Why would a Congress populated with intelligent men, well-read, with full knowledge of ancient and modern history, publish a document proclaiming to the world a principle that they were not observing in practice and that, if they truly were white supremacists, they didn’t believe?  After all, the world was not holding its breath waiting for someone somewhere to proclaim that all persons are equal.

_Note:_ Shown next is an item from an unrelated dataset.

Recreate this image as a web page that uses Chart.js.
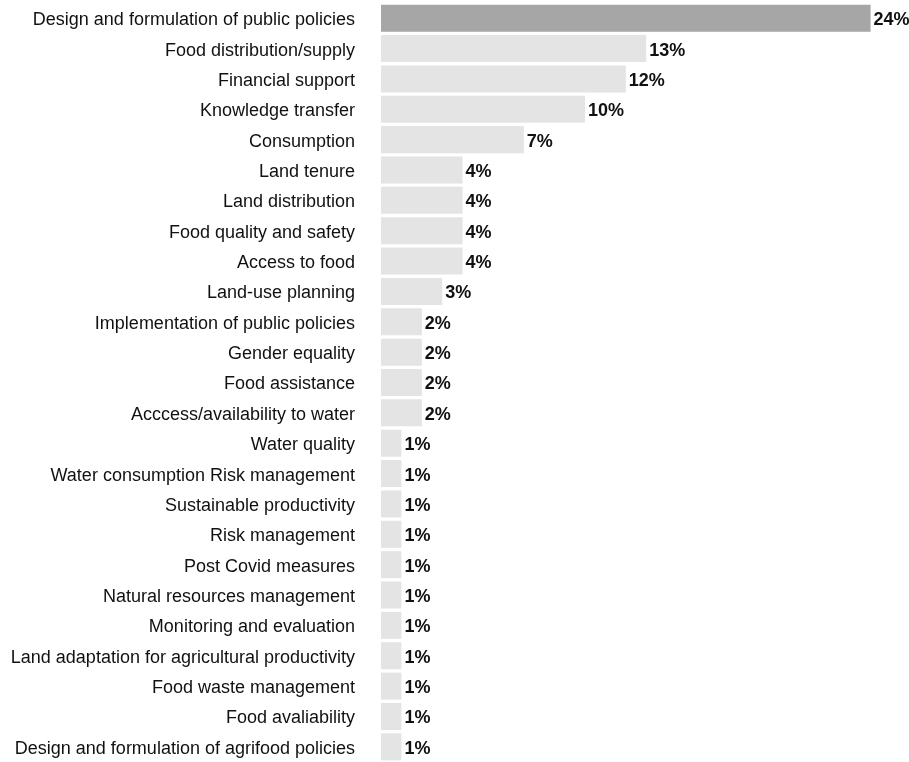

The survival of the United States was going to depend on an alliance with the French monarchy, whose support was not contingent upon the new republic’s declaration of a revolutionary principle.  There was nothing to be gained diplomatically by stating it.  Nor would a society based on racism and white supremacy have bothered with that kind of justification for its actions.  Nor would their descendants have volunteered in the hundreds of thousands in the 1860s to fight a war that ended slavery.  Nor would they have gathered in Washington in 1963 to listen to Martin Luther King restate the principles of the Declaration, nor would they have provided a prominent place in the national pantheon to honor the author of that restatement, nor enacted legislation to reverse racial discrimination.

The parsimonious explanation is that the Declaration meant and means what it says, that the founding of the American republic dates to 1776 because that was when the founding principles were enshrined for all time.  Surely Abraham Lincoln was right when he interpreted American history as the working out over a vast territory and hundreds of years as the attempt to actualize the standard maxim of free society.  A year before he entered the contest for the presidency he wrote:

All honor to Jefferson–to the man who, in the concrete pressure of a struggle for national independence by a single people, had the coolness, forecast, and capacity to introduce into a merely revolutionary document, an abstract truth, applicable to all men and all times, and so to embalm it there, that to-day, and in all coming days, it shall be a rebuke and a stumbling-block to the very harbingers of re-appearing tyranny and oppression.

Those harbingers have re-appeared, holding the 1619 banner as they advance.  The plan is to march the 1619 program into the American educational system, to remove the stumbling blocks by undermining them.  Our founding propositions are being tested again.  I think the undermining effort will fail eventually.  I think Lincoln was right – the principle of the equal rights of all individuals will in time prove to be a rebuke to this attempt to replace it.  But it’s always a close, near-run thing.

[1] I know that the word “men” is a show-stopper for some people.  If it had that effect on you, I will point out for what it may be worth that at the time the Declaration was written and for more than 200 years afterward, the word “man” was commonly used as a synecdoche for “person” or “human” in the same way that “horse” “dog” or “bee” can refer to a member of the species without regard to sex.